Marriage equality is a generational marker, hopefully one more deeply concerned for justice, tolerance, fairness, equality and freedom, values more meaningful than those from the anachronistic world-view. Rules about who we are supposed to love or not ignore that love’s value and meaning is underpinned by respect for difference - loving the “otherness” of the other. Otherwise it is an empty myth, sanctioned by rules or not. Look to hate for proof.
Irene MacFarlane, Bridport.
Council Meetings
READING about the recent City of Launceston council meeting, I noted there were four councillors not at that meeting. My question is what is the penalty for not attending council meetings, which is probably the most important part of being on the council and for which the councillors are being paid to put forward their vote?
Having a third of the elected councillors away from an important meeting is simply not acceptable.
Meetings are scheduled ahead of time so unless something urgent has cropped up, there is simply no excuse. It is highly unlikely that four councillors should have an emergency.
Jenny Bishop, Newnham.
Monarchy or Republic
IN HIS letter (The Examiner, August 8) Peter Doddy says that it is unbelievable that ‘Labor is going to push for a republic’. His reasoning is that there are other problems that should be accorded higher priority so there should be no push towards replacing the current constitutional monarchy with a republic.
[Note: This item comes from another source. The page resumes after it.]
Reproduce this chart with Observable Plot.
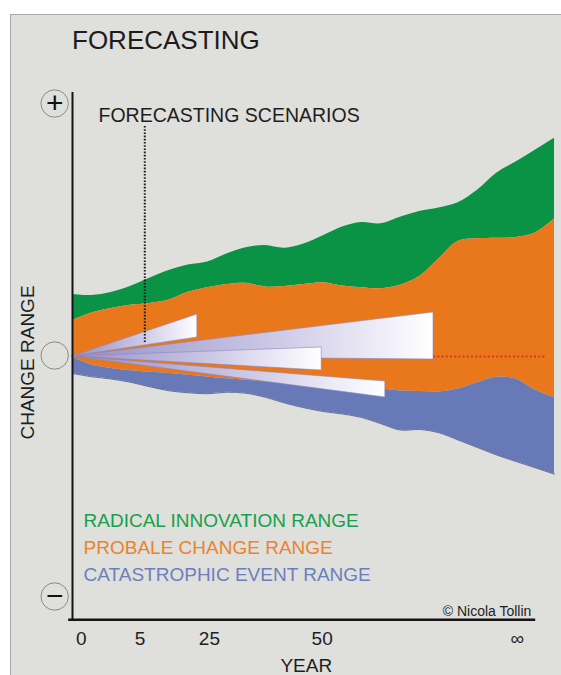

According to that reasoning, there will never be a time to replace the outmoded system we now have, because there will always be higher priorities.
As several politicians have recently found to their cost, under the current rules you may not stand for election to federal parliament in Australia if you have citizenship of a foreign country. But having been elected, you must then swear allegiance to the Queen - someone who isn’t a citizen of Australia.
Of course we can attempt to fix higher priority issues while at the same time also ensuring that our head of state is loyal to Australia.
This could probably be most efficiently achieved by conducting, in conjunction with the next federal election, a referendum on whether Australia should remain a constitutional monarchy or become a republic.